* [Requirements] Extract only the lines running from the top of the entries to the line that holds "from matplotlib.ticker import FuncFormatter". Include that line and omit the pictures.

Saved entries
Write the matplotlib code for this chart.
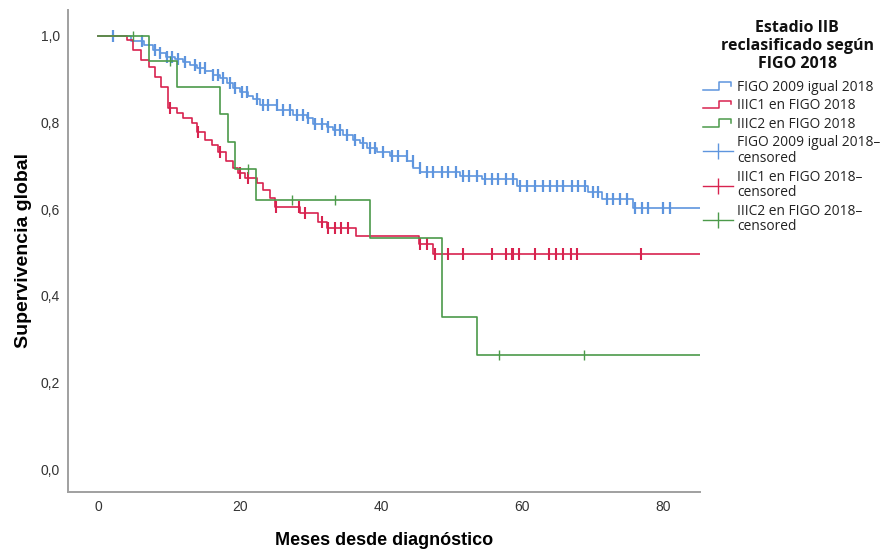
import numpy as np
import matplotlib
matplotlib.use("Agg")
import matplotlib.pyplot as plt
from matplotlib.lines import Line2D
from matplotlib.legend_handler import HandlerBase
from matplotlib.ticker import FuncFormatter

# Kaplan-Meier curves (months, survival after the drop)
blue_t = [4.6, 6.5, 7.8, 8.7, 9.6, 10.8, 12.0, 12.9, 13.9, 15.1, 16.2, 17.2, 18.2, 19.0, 20.0,
          21.2, 21.9, 22.9, 25.3, 27.5, 29.5, 30.4, 32.4, 33.2, 34.6, 36.0, 37.0, 38.0, 39.4,
          41.3, 43.7, 44.6, 45.6, 51.2, 54.3, 59.3, 69.3, 71.3, 75.7]
blue_s = [0.988, 0.978, 0.968, 0.960, 0.952, 0.946, 0.940, 0.933, 0.926, 0.918, 0.910, 0.902,
          0.891, 0.880, 0.871, 0.862, 0.855, 0.841, 0.829, 0.818, 0.810, 0.796, 0.790, 0.783,
          0.771, 0.760, 0.753, 0.742, 0.732, 0.722, 0.710, 0.696, 0.685, 0.677, 0.670, 0.654,
          0.640, 0.623, 0.602]
blue_cens = [2.05, 6.16, 8.0, 8.71, 9.7, 10.41, 11.26, 12.25, 13.66, 14.37, 15.08, 16.21, 16.92,
             17.63, 18.62, 19.33, 20.32, 21.03, 22.44, 23.29, 24.0, 25.27, 26.12, 27.12, 28.11,
             28.96, 29.66, 30.65, 31.65, 32.5, 33.49, 34.19, 35.18, 36.32, 37.45, 38.44, 39.15,
             40.28, 41.56, 42.41, 43.68, 44.53, 45.52, 46.51, 47.36, 48.64, 49.49, 50.62, 51.61,
             52.46, 53.59, 54.73, 55.72, 56.57, 57.7, 58.69, 59.68, 60.67, 61.81, 62.94, 63.93,
             64.92, 65.77, 67.05, 67.89, 68.88, 70.02, 70.73, 72.0, 72.85, 73.84, 74.83, 75.96,
             76.95, 77.8, 79.93, 80.92]

red_t = [4.0, 4.9, 6.1, 7.1, 8.0, 8.9, 9.9, 11.1, 12.0, 13.2, 13.9, 15.1, 16.1, 17.0, 18.1,
         19.0, 19.8, 20.8, 22.4, 23.3, 24.3, 25.0, 28.6, 31.1, 32.3, 36.5, 45.4, 47.4]
red_s = [0.990, 0.968, 0.945, 0.929, 0.906, 0.883, 0.833, 0.821, 0.810, 0.798, 0.778, 0.760,
         0.748, 0.733, 0.710, 0.694, 0.683, 0.671, 0.660, 0.644, 0.625, 0.605, 0.592, 0.571,
         0.556, 0.537, 0.519, 0.496]
red_cens = [10.1, 14.1, 17.2, 20.1, 21.2, 25.2, 28.4, 29.3, 31.6, 32.5, 33.5, 34.4, 35.4, 45.5,
            46.5, 47.6, 49.5, 51.6, 55.7, 57.7, 58.5, 58.7, 59.6, 61.8, 63.8, 64.8, 65.8, 66.9,
            67.8, 76.9]

green_t = [7.2, 11.2, 17.2, 18.3, 19.3, 22.3, 38.4, 48.6, 53.6]
green_s = [0.941, 0.882, 0.820, 0.755, 0.692, 0.621, 0.533, 0.352, 0.263]
green_cens = [4.9, 10.1, 21.2, 27.4, 33.5, 56.7, 68.8]

groups = ["FIGO 2009 igual 2018", "IIIC1 en FIGO 2018", "IIIC2 en FIGO 2018"]
legend_title = "Estadio IIB\nreclasificado según\nFIGO 2018"
colors = ["#5e95de", "#d8234f", "#4c9a4a"]
cens_ms = [9, 9, 7]
cens_mew = [1.6, 1.5, 1.0]

XMIN, XMAX = -4.3, 85.2
FONT = ["Liberation Sans", "DejaVu Sans"]


class StepHandler(HandlerBase):
    def create_artists(self, legend, orig_handle, xdescent, ydescent, width, height, fontsize, trans):
        x = np.array([0.0, 0.55, 0.55, 0.92, 0.92]) * width - xdescent
        y = np.array([0.1, 0.1, 0.9, 0.9, 0.55]) * height - ydescent
        ln = Line2D(x, y, color=orig_handle.get_color(), lw=1.1, transform=trans)
        return [ln]


fig = plt.figure(figsize=(8.94, 5.51), dpi=100)
ax = fig.add_axes([0.0761, 0.1071, 0.707, 0.875])

step_handles, cens_handles = [], []
for times, surv, cens, c, ms, mew in [(blue_t, blue_s, blue_cens, colors[0], cens_ms[0], cens_mew[0]),
                                      (red_t, red_s, red_cens, colors[1], cens_ms[1], cens_mew[1]),
                                      (green_t, green_s, green_cens, colors[2], cens_ms[2], cens_mew[2])]:
    xs = np.r_[0.0, times, XMAX]
    ys = np.r_[1.0, surv, surv[-1]]
    ax.step(xs, ys, where="post", color=c, lw=1.2)
    full = np.r_[1.0, surv]
    cy = full[np.searchsorted(times, cens, side="right")]
    ax.plot(cens, cy, ls="none", marker="|", ms=ms, mew=mew, color=c)
    step_handles.append(Line2D([], [], color=c, lw=1.1))
    cens_handles.append(Line2D([], [], color=c, lw=1.0, marker="|", ms=12, mew=1.0))

ax.set_xlim(XMIN, XMAX)
ax.set_ylim(-0.053, 1.06)
ax.set_xticks([0, 20, 40, 60, 80])
ax.set_yticks([0, 0.2, 0.4, 0.6, 0.8, 1.0])
ax.yaxis.set_major_formatter(FuncFormatter(lambda v, p: f"{v:.1f}".replace(".", ",")))
ax.tick_params(length=0, labelsize=10, labelcolor="#333333", pad=6)
for lab in ax.get_xticklabels() + ax.get_yticklabels():
    lab.set_family(FONT)
for s in ["top", "right"]:
    ax.spines[s].set_visible(False)
for s in ["left", "bottom"]:
    ax.spines[s].set_color("#a0a0a0")
    ax.spines[s].set_linewidth(1.4)

ax.set_xlabel("Meses desde diagnóstico", fontsize=13, fontweight="bold", family=FONT, labelpad=13)
ax.set_ylabel("Supervivencia global", fontsize=14, fontweight="bold", family=FONT, labelpad=6)

fig.text(0.8915, 1 - 20 / 551, legend_title, ha="center", va="top", multialignment="center",
         fontsize=11.5, fontweight="bold", family="Open Sans", linespacing=1.17, color="#111111")

labels = groups + [g + "–\ncensored" for g in groups]
handles = step_handles + cens_handles
leg = fig.legend(handles, labels, loc="upper left", bbox_to_anchor=(0.786, 1 - 80 / 551), frameon=False,
                 prop={"family": "Open Sans", "size": 9.9},
                 handlelength=2.2, handletextpad=0.3, labelspacing=0.25, borderaxespad=0, borderpad=0,
                 handler_map={h: StepHandler() for h in step_handles})
for t in leg.get_texts():
    t.set_linespacing(1.07)
    t.set_color("#222222")

fig.savefig("out.png", dpi=100)
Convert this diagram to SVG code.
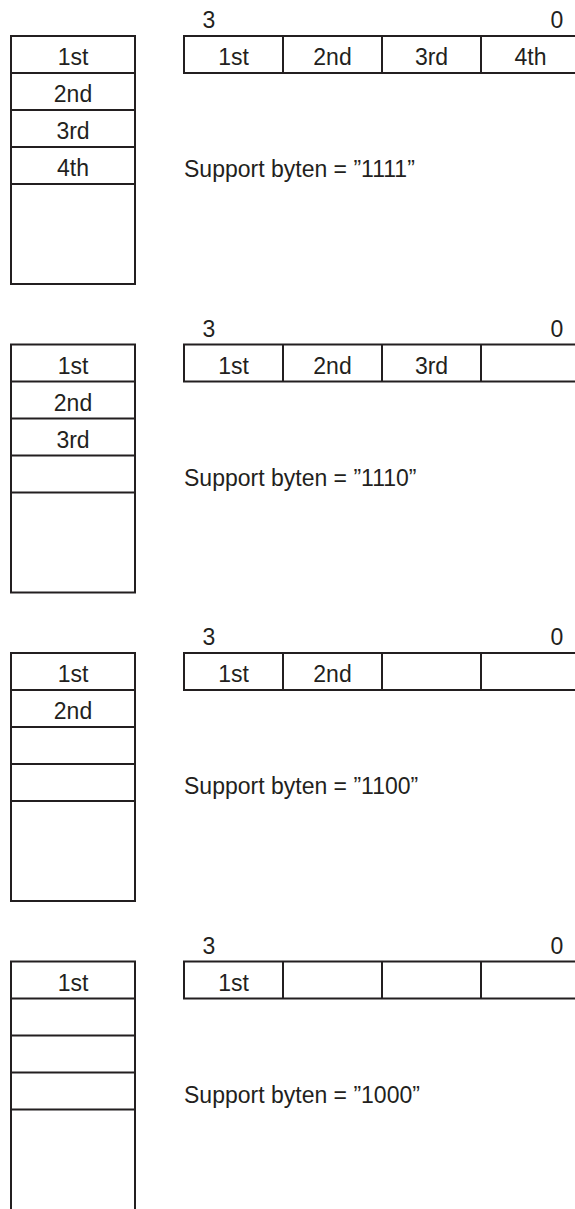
<svg xmlns="http://www.w3.org/2000/svg" width="575" height="1209" viewBox="0 0 575 1209">
<style>
.b{fill:#fff;stroke:#231f20;stroke-width:2}
.l{stroke:#231f20;stroke-width:2;fill:none}
text{font-family:"Liberation Sans",Arial,sans-serif;font-size:23px;fill:#231f20}
.c{text-anchor:middle}
</style>
<rect width="575" height="1209" fill="#fff"/>
<g id="panel1">
<g id="stack1"><rect class="b" x="11" y="36" width="124" height="248"/>
<path class="l" d="M11 73H135M11 110H135M11 147H135M11 184H135"/>
<text class="c" x="73" y="65">1st</text><text class="c" x="73" y="102">2nd</text><text class="c" x="73" y="139">3rd</text><text class="c" x="73" y="176">4th</text></g>
<g id="reg1"><rect class="b" x="184" y="36" width="396" height="37"/>
<path class="l" d="M283 36V73M382 36V73M481 36V73"/>
<text x="209" y="28" class="c">3</text><text x="557" y="28" class="c">0</text>
<text class="c" x="233.5" y="65">1st</text><text class="c" x="332.5" y="65">2nd</text><text class="c" x="431.5" y="65">3rd</text><text class="c" x="530.5" y="65">4th</text></g>
<text id="sb1" x="184" y="177">Support byten = ”1111”</text>
</g>
<g id="panel2" transform="translate(0,308.5)">
<g id="stack2"><rect class="b" x="11" y="36" width="124" height="248"/>
<path class="l" d="M11 73H135M11 110H135M11 147H135M11 184H135"/>
<text class="c" x="73" y="65">1st</text><text class="c" x="73" y="102">2nd</text><text class="c" x="73" y="139">3rd</text></g>
<g id="reg2"><rect class="b" x="184" y="36" width="396" height="37"/>
<path class="l" d="M283 36V73M382 36V73M481 36V73"/>
<text x="209" y="28" class="c">3</text><text x="557" y="28" class="c">0</text>
<text class="c" x="233.5" y="65">1st</text><text class="c" x="332.5" y="65">2nd</text><text class="c" x="431.5" y="65">3rd</text></g>
<text id="sb2" x="184" y="177">Support byten = ”1110”</text>
</g>
<g id="panel3" transform="translate(0,617)">
<g id="stack3"><rect class="b" x="11" y="36" width="124" height="248"/>
<path class="l" d="M11 73H135M11 110H135M11 147H135M11 184H135"/>
<text class="c" x="73" y="65">1st</text><text class="c" x="73" y="102">2nd</text></g>
<g id="reg3"><rect class="b" x="184" y="36" width="396" height="37"/>
<path class="l" d="M283 36V73M382 36V73M481 36V73"/>
<text x="209" y="28" class="c">3</text><text x="557" y="28" class="c">0</text>
<text class="c" x="233.5" y="65">1st</text><text class="c" x="332.5" y="65">2nd</text></g>
<text id="sb3" x="184" y="177">Support byten = ”1100”</text>
</g>
<g id="panel4" transform="translate(0,925.5)">
<g id="stack4"><rect class="b" x="11" y="36" width="124" height="260"/>
<path class="l" d="M11 73H135M11 110H135M11 147H135M11 184H135"/>
<text class="c" x="73" y="65">1st</text></g>
<g id="reg4"><rect class="b" x="184" y="36" width="396" height="37"/>
<path class="l" d="M283 36V73M382 36V73M481 36V73"/>
<text x="209" y="28" class="c">3</text><text x="557" y="28" class="c">0</text>
<text class="c" x="233.5" y="65">1st</text></g>
<text id="sb4" x="184" y="177">Support byten = ”1000”</text>
</g>
<g id="connectors"/>
</svg>
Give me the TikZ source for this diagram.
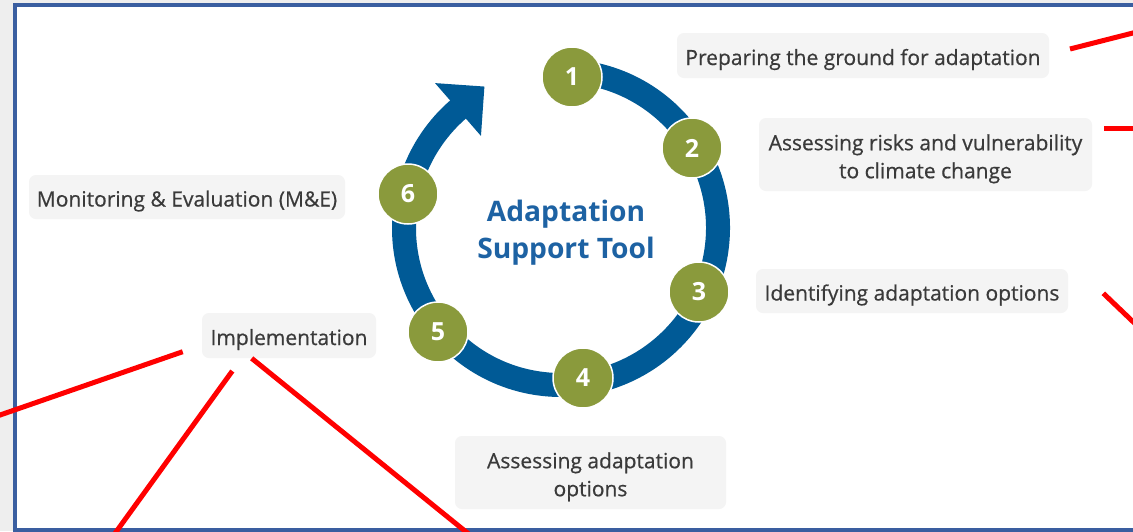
\documentclass[tikz,border=0pt]{standalone}
\usepackage{fontspec}
\setmainfont{Open Sans}
\newfontfamily\lblfont[FakeBold=0.6]{Open Sans}
\definecolor{ringblue}{HTML}{005A96}
\definecolor{titleblue}{HTML}{1D62A3}
\definecolor{olive}{HTML}{8A9A3C}
\definecolor{boxgray}{HTML}{F4F4F4}
\definecolor{txtgray}{HTML}{3A3A3A}
\definecolor{frameblue}{HTML}{3A5EA0}
\definecolor{bggray}{HTML}{EEEEEE}
\begin{document}
\begin{tikzpicture}[x=1pt,y=-1pt,
  lbl/.style={fill=boxgray, rounded corners=7pt, text=txtgray,
    font=\lblfont\fontsize{21}{28}\selectfont, align=center, inner sep=0pt,
    text height=19pt, text depth=0pt},
  lbltwo/.style={lbl, text height=47.5pt, text depth=0pt},
  num/.style={circle, fill=olive, draw=white, line width=1.5pt,
    minimum size=60pt, inner sep=0pt, text=white,
    font=\fontsize{25}{25}\selectfont\bfseries},
  redline/.style={draw=red, line width=5pt},
  ring/.style={draw=ringblue, line width=24pt},
]
\useasboundingbox (0,0) rectangle (1133,531);
\clip (0,0) rectangle (1133,531);
\fill[bggray] (0,0) rectangle (1133,531);
\fill[white] (14.7,5.3) rectangle (1145,529.5);
\draw[frameblue, line width=4pt] (14.7,5.3) rectangle (1145,529.5);

% ring with arrow
\coordinate (c) at (561,228);
\draw[ring] (c) ++(-85:157) arc[start angle=-85, end angle=229.5, radius=157];
\path (c) ++(-131:157) coordinate (ab);
\fill[ringblue] ([shift={(49:35)}]ab) -- ([shift={(-41:35)}]ab) -- ([shift={(-131:35)}]ab) -- cycle;

% step circles
\node[num] (n1) at (572,77) {1};
\node[num] (n2) at (692,148) {2};
\node[num] (n3) at (699,292) {3};
\node[num] (n4) at (583,378) {4};
\node[num] (n5) at (438,332) {5};
\node[num] (n6) at (408,194) {6};

% title
\node[text=titleblue, font=\fontsize{28.2}{37}\selectfont\bfseries, align=center] (title) at (566,232.5) {Adaptation\\Support Tool};

% labels
\node[lbl, minimum width=372pt, minimum height=45pt] (prep) at (863,55.5) {Preparing the ground for adaptation};
\node[lbltwo, minimum width=333pt, minimum height=73pt] (risk) at (925.5,154.5) {Assessing risks and vulnerability\\to climate change};
\node[lbl, minimum width=312pt, minimum height=44pt] (ident) at (912,291) {Identifying adaptation options};
\node[lbltwo, minimum width=271pt, minimum height=73pt] (assess) at (590.5,472.5) {Assessing adaptation\\options};
\node[lbl, minimum width=174pt, minimum height=45pt] (impl) at (289,335.5) {Implementation};
\node[lbl, minimum width=316pt, minimum height=44pt] (me) at (187,197) {Monitoring \& Evaluation (M\&E)};

% red connectors
\coordinate (r1a) at (1070,49);   \coordinate (r1b) at (1140,31.2);
\coordinate (r2a) at (1104,128);  \coordinate (r2b) at (1140,128);
\coordinate (r3a) at (1103.3,293.3); \coordinate (r3b) at (1140,328.4);
\coordinate (i1a) at (182.7,351.7); \coordinate (i1b) at (-10,418.5);
\coordinate (i2a) at (232.3,371);   \coordinate (i2b) at (110.2,540);
\coordinate (i3a) at (251.7,358.3); \coordinate (i3b) at (476.1,540);
\draw[redline] (r1a) -- (r1b);
\draw[redline] (r2a) -- (r2b);
\draw[redline] (r3a) -- (r3b);
\draw[redline] (i1a) -- (i1b);
\draw[redline] (i2a) -- (i2b);
\draw[redline] (i3a) -- (i3b);
\end{tikzpicture}
\end{document}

* [Task result]
Write the matplotlib code for this chart.
import numpy as np
import matplotlib
matplotlib.use("Agg")
import matplotlib.pyplot as plt
from matplotlib.lines import Line2D
from matplotlib.legend_handler import HandlerBase
from matplotlib.ticker import FuncFormatter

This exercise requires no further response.